Po otwarciu notowań niemiecki indeks DAX spadł o 0,49 proc. i wyniósł 6 150,92 pkt., francuski CAC40 stracił 0,66 proc. i wyniósł 3 960,21 pkt., a brytyjski FTSE100 spadł o 0,50 proc., do 5 716,26 pkt.

Indeks węgierskiej giełdy BUX stracił po otwarciu sesji 1,53 proc. i wyniósł 24 223,85 pkt.

"Poniedziałkowa sesja na warszawskiej giełdzie rozpoczęła się od mocnej realizacji zysków, po tym jak silną przeceną, niezdyskontowaną przez rodzimy rynek akcji, zakończyła się piątkowa sesja na Wall Street" - powiedział Marcin Kiepas z X-Trade Brokers.

Reklama

Dodał, że amerykańskie giełdy spadły przede wszystkim w reakcji na informację o pozwaniu przez Securities and Exchange Commission (SEC) banku Goldman Sachs za oszustwa przy sprzedaży produktów dłużnych ściśle związanych z kredytami hipotecznym.

"To o tyle istotne wydarzenie, że decyzja SEC nie tylko może zapoczątkować falę pozwów przeciwko amerykańskim bankom (holenderski Rabobank o podobne nadużycia oskarża bank Merrill Lynch), ale też może doprowadzić do uchwalenia niekorzystnych dla dużych instytucji finansowych regulacji prawnych. Dlatego sprawa Goldman Sachs to obecnie poważny powód, który może uzasadniać silniejszą realizację zysków na rynkach akcji, po ich wielu tygodniach systematycznych wzrostów" - powiedział Kiepas.

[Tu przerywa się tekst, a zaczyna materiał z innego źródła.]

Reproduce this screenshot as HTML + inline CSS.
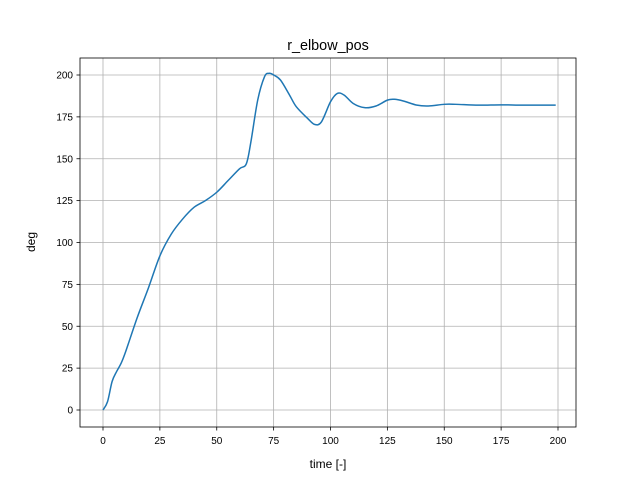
<!DOCTYPE html>
<html><head><meta charset="utf-8"><style>
body{margin:0;background:#fff}
svg text{font-family:"Liberation Sans","DejaVu Sans",sans-serif;fill:#000}
</style></head><body>
<svg id="chart" width="640" height="480" xmlns="http://www.w3.org/2000/svg">
<rect width="640" height="480" fill="#fff"/>
<g id="grid"></g>
<rect x="80" y="58" width="496" height="369" fill="none" stroke="#000" stroke-width="0.8"/>
<g id="ticks"></g>
<path id="line" fill="none" stroke="#1f77b4" stroke-width="1.5"/>
<text x="328" y="50" font-size="14.4" text-anchor="middle">r_elbow_pos</text>
<text x="328" y="468" font-size="12" text-anchor="middle">time [-]</text>
<text x="35" y="242" font-size="12" text-anchor="middle" transform="rotate(-90 35 242)">deg</text>
</svg>
<script>
const times=[0,2,4,6,8,10,15,20,25,30,35,40,45,50,55,60,63,65,68,71,73,75,78,82,85,90,93,96,100,103,106,110,115,120,125,128,132,138,143,150,155,165,175,185,199];
const values=[0,5,17,23,28,35,55,73,92,105,114,121,125,130,137,144,147,160,185,199,201,200,197,188,181,174,170.5,172,184,189,188,183,180.5,181.5,185,185.5,184.5,182,181.5,182.5,182.5,182,182.2,182,182];
const xTicks=[0,25,50,75,100,125,150,175,200];
const yTicks=[0,25,50,75,100,125,150,175,200];
const xs=v=>103+v*2.275, ys=v=>410-v*1.675;
const NS="http://www.w3.org/2000/svg";
const grid=document.getElementById('grid'), ticks=document.getElementById('ticks');
function mk(tag,attrs,parent){const e=document.createElementNS(NS,tag);for(const k in attrs)e.setAttribute(k,attrs[k]);parent.appendChild(e);return e;}
xTicks.forEach(t=>{const x=xs(t);
 const g=mk('line',{x1:x,x2:x,y1:58,y2:427,stroke:'#b0b0b0','stroke-width':0.8},grid);
 
 
 const tk=mk('line',{x1:x,x2:x,y1:427,y2:430.5,stroke:'#000','stroke-width':0.8},ticks);
 
 
 const tx=mk('text',{x:x,y:444,'font-size':10,'text-anchor':'middle'},ticks);tx.textContent=t;
 
 
});
yTicks.forEach(t=>{const y=ys(t);
 const g=mk('line',{x1:80,x2:576,y1:y,y2:y,stroke:'#b0b0b0','stroke-width':0.8},grid);
 
 
 const tk=mk('line',{x1:76.5,x2:80,y1:y,y2:y,stroke:'#000','stroke-width':0.8},ticks);
 
 
 const tx=mk('text',{x:73,y:y+3.5,'font-size':10,'text-anchor':'end'},ticks);tx.textContent=t;
 
 
});
// smooth Catmull-Rom path
const P=times.map((t,i)=>[xs(t),ys(values[i])]);
let d='M'+P[0][0]+','+P[0][1];
for(let i=0;i<P.length-1;i++){const p0=P[Math.max(0,i-1)],p1=P[i],p2=P[i+1],p3=P[Math.min(P.length-1,i+2)];
 const c1=[p1[0]+(p2[0]-p0[0])/6,p1[1]+(p2[1]-p0[1])/6],c2=[p2[0]-(p3[0]-p1[0])/6,p2[1]-(p3[1]-p1[1])/6];
 d+=` C${c1[0]},${c1[1]} ${c2[0]},${c2[1]} ${p2[0]},${p2[1]}`;}
document.getElementById('line').setAttribute('d',d);
</script>
</body></html>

W piątek na Wall Street inwestorzy nie tylko pozbywali się spółek finansowych, ale też realizowali zyski na spółkach, które w ostatnich dniach opublikowały wyniki kwartalne. To dodatkowo wzmacnia wymowę tej przeceny. Podobnie jak dzisiejsze silne spadki na giełdach azjatyckich.

"Dziś nastroje na GPW dodatkowo będą psuły spadające ceny ropy i miedzi, co powinno odbić się na notowaniach spółek surowcowych. Szczególnie, że w cenach nie zostały jeszcze zwarte piątkowe spadki" - dodał analityk XTB.